(September 26, 2021 / JNS) Two weeks ago, Foreign Policy magazine published an interview with Defense Minister Benny Gantz. In it, Gantz said that Israel has dropped its opposition to the Biden administration’s plan to return to the 2015 nuclear deal with Iran. With Gantz’s statement, the full expanse of the Lapid-Gantz-Bennett government’s strategy for contending with Iran’s nuclear program has come into view. And it is deeply alarming.
Over the past several weeks and months, the discourse about Iran’s nuclear program has been dominated by the question of how far Iran is from “nuclear breakout.” Nuclear breakout is the point at which a state has the independent capacity to build a nuclear weapon at will, within a relatively short time. Such states are referred to as “nuclear threshold states.”

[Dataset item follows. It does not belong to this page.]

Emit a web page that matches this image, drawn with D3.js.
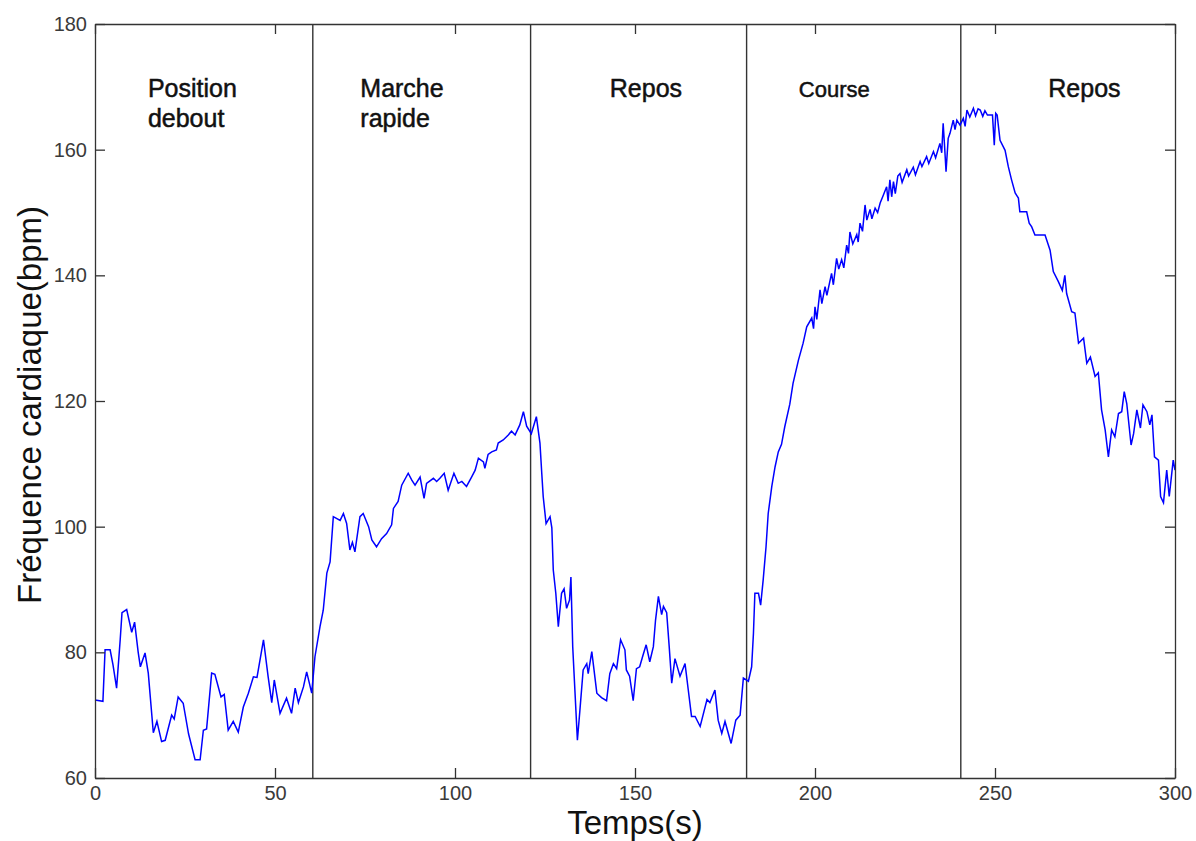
<html>
<head>
<title>Fréquence cardiaque</title>
<script src="https://d3js.org/d3.v7.min.js"></script>
<style>
body { margin: 0; background: #fff; font-family: "Liberation Sans", Arial, sans-serif; }
svg { display: block; }
.axis text { font-family: "Liberation Sans", Arial, sans-serif; font-size: 20px; fill: #3a3a3a; }
.axis path, .axis line { stroke: #333; stroke-width: 1.3; }
text.phase { font-size: 25px; fill: #111; stroke: #111; stroke-width: 0.5; }
text.title { font-size: 33px; fill: #111; }
</style>
</head>
<body>
<div id="plot"></div>

<script>

// time (s) and heart rate (bpm)
var temps = [0, 2.2, 2.8, 4.2, 5, 6, 7, 7.5, 8.8, 10.2, 11, 12, 12.6, 13.9, 14.8, 16.2, 17.2, 18.5, 19.5, 21.3, 22, 23.1, 24.5, 26, 27.8, 29.2, 30.1, 31, 32.4, 33.3, 35, 35.9, 37, 38.4, 39.8, 41.2, 42.6, 44, 45, 46.8, 48.1, 49.1, 49.8, 51.4, 53.2, 54.6, 55.6, 56.5, 57.9, 58.8, 60.2,
  61.1, 62.5, 63.4, 64.4, 65.3, 66.2, 68.1, 69, 69.9, 70.8, 71.5, 72.2, 73.6, 74.5, 76, 76.9, 78.2, 79.6, 81, 82.4, 82.9, 84.2, 85.2, 87, 88, 88.9, 90.3, 91.4, 92.1, 94, 94.9, 95.8, 97, 98.1, 99.7, 100.9, 101.9, 103.2, 104.6, 105.6, 106.5, 107.9, 108.3, 109.2, 110.2, 111.5, 112, 113.4, 114.8, 115.7, 116.7, 118, 119, 119.9, 121.2, 122.6,
  123.6, 124.1, 124.5, 125.3, 126.4, 126.9, 127.3, 128, 128.7, 129.6, 130.3, 131, 131.8, 132.2, 132.7, 133.3, 134, 134.7, 135.6, 136.6, 137, 138, 139.4, 140.7, 142.1, 143, 144, 144.9, 146, 147.2, 147.6, 148.5, 149.5, 150.4, 151.3, 152.2, 153.1, 154.1, 155.1, 155.7, 156.5, 157.4, 157.9, 158.8, 159.5, 160.2, 161.1, 162.5, 163.9, 164.8, 165.7, 166.7, 168.1, 170, 170.8, 172.2, 173.1, 174.1, 175, 176.7, 178, 179.2, 180.1,
  181.5, 182.4, 182.9, 183.3, 184.3, 184.9, 185.6, 186.4, 187, 188, 188.9, 189.8, 190.7, 191.6, 193, 193.9, 195.4, 196.7, 197.7, 199.1, 199.6, 200, 200.5, 201.4, 201.9, 202.8, 203.3, 204.6, 205.1, 206, 206.6, 207.4, 208, 208.8, 209.3, 209.7, 210.5, 211.6, 212, 212.5, 213.2, 213.9, 214.4, 215.3, 215.8, 216.7, 217.4, 218.1, 219, 219.9, 220.3, 220.8, 221.3, 221.8, 222.3, 223, 223.6, 224.2, 225.5, 226, 227.3, 227.9, 229.2, 229.7, 231, 231.6, 232.9, 233.5, 234.7, 235.2, 235.6, 236, 236.4, 237, 237.5, 238.4, 238.9, 239.4, 240.3,
  241.2, 241.7, 242.2, 243, 244, 244.6, 245.3, 245.9, 246.6, 247.2, 247.9, 249.3, 249.8, 250.2, 250.6, 251.4, 252.8, 253.7, 254.6, 255.6, 256.5, 256.9, 258.8, 259.5, 260.2, 261.1, 263.9, 265.3, 266.2, 267.6, 268.7, 269.4, 269.9, 271.3, 272.2, 273.2, 274.6, 275.5, 276.5, 277.8, 278.7, 279.6, 280.6, 281.5, 282.4, 283.3, 284.3, 285.2, 285.9, 286.6, 287.8, 288.5, 289.4, 290.4, 291.1, 292.2, 293, 293.6, 294.3, 295.4, 296, 296.8, 297.7, 298.4, 299.5, 300];

var frequence = [72.4, 72.2, 80.4, 80.4, 78, 74.3, 82, 86.3, 86.8, 83.2, 84.8, 80, 77.7, 79.9, 76.7, 67.2, 69.0, 65.8, 66, 70.0, 69.4, 72.9, 71.9, 67, 62.9, 62.9, 67.6, 67.8, 76.7, 76.5, 72.9, 73.3, 67.6, 69.0, 67.3, 71.3, 73.5, 76.1, 76.0, 82.0, 76.1, 72.0, 75.6, 70.3, 72.7, 70.3, 74.3, 72.0, 74.5, 76.9, 73.5,
  79.3, 84.1, 86.7, 92.6, 94.4, 101.6, 101.0, 102.1, 100.5, 96.3, 97.5, 96.0, 101.6, 102.1, 100.0, 97.9, 96.8, 98.1, 98.9, 100.3, 102.9, 104.0, 106.6, 108.5, 107.4, 106.6, 107.9, 104.5, 106.9, 107.7, 107.2, 107.7, 108.5, 105.8, 108.5, 106.9, 107.2, 106.4, 107.9, 109.0, 110.9, 110.3, 109.3, 111.5, 111.9, 112.2, 113.3, 113.8, 114.6, 115.2, 114.6, 116.2, 118.3, 116.0, 114.8, 117.5,
  113.3, 108.5, 104.8, 100.5, 101.6, 99.8, 93.1, 89.4, 84.1, 89.4, 90.1, 87.0, 88.3, 92.0, 80.9, 74.0, 66.0, 70.8, 77.2, 78.2, 76.6, 80.1, 73.5, 72.8, 72.3, 76.6, 78.2, 77.4, 82.0, 80.4, 77.2, 76.2, 72.3, 77.4, 77.7, 79.5, 81.2, 78.5, 80.9, 85.1, 88.9, 86.0, 87.3, 86.3, 80.9, 75.1, 79.0, 76.2, 78.2, 74.0, 69.8, 69.8, 68.2, 72.5, 72.0, 74.0, 69.2, 67.1, 69.0, 65.5, 69.2, 70.0, 75.9,
  75.4, 77.7, 83.0, 89.4, 89.4, 87.5, 91.5, 96.8, 102.1, 106.4, 109.5, 111.9, 113.1, 115.9, 119.5, 122.8, 126.5, 129.2, 131.8, 133.2, 131.5, 135.0, 133, 137.7, 135.5, 138.2, 136.8, 140.3, 138.5, 142.7, 141.0, 142.5, 141.2, 144.8, 143.5, 146.9, 145, 146.5, 145.3, 148.3, 147, 151.2, 148.8, 150.5, 149.0, 150.7, 150, 151.5, 152.8, 154.1, 151.8, 155.2, 152.5, 154.9, 153, 155.8, 156.2, 154.8, 156.8, 155.8, 157.2, 156, 158.1, 157.3, 158.9, 157.8, 159.7, 158.7, 161.0, 159.5, 164.2, 160.5, 156.5, 161.8, 162.6, 164.7, 163.2, 164.7, 163.9,
  165.0, 163.7, 166.3, 165.2, 166.6, 165.4, 166.5, 166.3, 165.3, 166.2, 165.5, 165.5, 160.7, 165.8, 165.5, 161.5, 159.9, 157.3, 155.2, 153.1, 152.3, 150.1, 150.1, 148.3, 147.7, 146.4, 146.4, 144.0, 140.6, 139.0, 137.6, 140.0, 137.1, 134.2, 134.0, 129.2, 130.0, 126.0, 127.0, 123.9, 124.5, 118.6, 115.4, 111.1, 115.4, 114.3, 118.0, 118.3, 121.5, 119.6, 113.0, 114.8, 118.6, 115.7, 119.4, 118.3, 116.2, 117.8, 111.1, 110.6, 104.8, 103.8, 109.0, 104.8, 110.6, 109.0];

// boundaries between phases (s)
var separations = [60.5, 121, 181, 240.5];

// phase labels and the time where each one starts
var phases = [["Position", "debout"], ["Marche", "rapide"], ["Repos"], ["Course"], ["Repos"]];
var phaseStart = [14.7, 73.7, 143, 195.5, 264.8];

var xTicks = [0, 50, 100, 150, 200, 250, 300];
var yTicks = [60, 80, 100, 120, 140, 160, 180];

var margin = { top: 24, right: 21, bottom: 63, left: 95 };
var width = 1196 - margin.left - margin.right;
var height = 841 - margin.top - margin.bottom;

var svg = d3.select("#plot").append("svg")
  .attr("width", 1196).attr("height", 841);
var g = svg.append("g").attr("transform", "translate(" + margin.left + "," + margin.top + ")");

var xScale = d3.scaleLinear().domain([0, 300]).range([0, width]);
var yScale = d3.scaleLinear().domain([60, 180]).range([height, 0]);

// separators
g.selectAll("line.sep").data(separations).enter()
  .append("line")
  .attr("class", "sep")
  .attr("x1", d => xScale(d)).attr("x2", d => xScale(d))
  .attr("y1", 0).attr("y2", height)
  .style("stroke", "#333").style("stroke-width", 1.4);

// heart rate curve
var points = temps.map((t, i) => ({ x: t, y: frequence[i] }));
var line = d3.line().x(d => xScale(d.x)).y(d => yScale(d.y));

g.append("path")
  .datum(points)
  .attr("d", line)
  .style("fill", "none")
  .style("stroke", "#0000ff")
  .style("stroke-width", 1.5);

// box with inward ticks
g.append("g").attr("class", "axis")
  .attr("transform", "translate(0," + height + ")")
  .call(d3.axisBottom(xScale).tickValues(xTicks).tickSizeInner(-10).tickSizeOuter(0).tickPadding(8));
g.append("g").attr("class", "axis")
  .call(d3.axisLeft(yScale).tickValues(yTicks).tickSizeInner(-10).tickSizeOuter(0).tickPadding(8));
g.append("g").attr("class", "axis")
  .call(d3.axisTop(xScale).tickValues(xTicks).tickSizeInner(-10).tickSizeOuter(0).tickFormat(""));
g.append("g").attr("class", "axis")
  .attr("transform", "translate(" + width + ",0)")
  .call(d3.axisRight(yScale).tickValues(yTicks).tickSizeInner(-10).tickSizeOuter(0).tickFormat(""));

// phase labels
phases.forEach(function (lines, i) {
  var t = g.append("text")
    .attr("class", "phase")
    .attr("x", xScale(phaseStart[i]))
    .attr("y", 73)
    .style("font-size", lines[0] == "Course" ? "22px" : null);
  lines.forEach(function (s, j) {
    t.append("tspan").attr("x", xScale(phaseStart[i])).attr("dy", j == 0 ? 0 : 30).text(s);
  });
});

// axis titles
svg.append("text")
  .attr("class", "title")
  .attr("x", margin.left + width / 2)
  .attr("y", 834)
  .attr("text-anchor", "middle")
  .text("Temps(s)");

svg.append("text")
  .attr("class", "title")
  .attr("transform", "translate(41," + (margin.top + height / 2 + 4) + ") rotate(-90)")
  .attr("text-anchor", "middle")
  .text("Fréquence cardiaque(bpm)");

</script>
</body>
</html>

Soon after he took office in January, U.S. Secretary of State Antony Blinken said that Iran was three to four months away from nuclear breakout. Now, eight months on, the Biden administration says Iran is as close as a month away from nuclear breakout.
These alarming claims are nothing new. In February 2020, for instance, the United States assessed that Iran was up to four months away from nuclear breakout. In 2015, on the eve of the implementation of the Joint Comprehensive Plan of Action, (i.e., the nuclear deal with Iran), the United States and its partners said that without the deal, Iran was three months from nuclear deal.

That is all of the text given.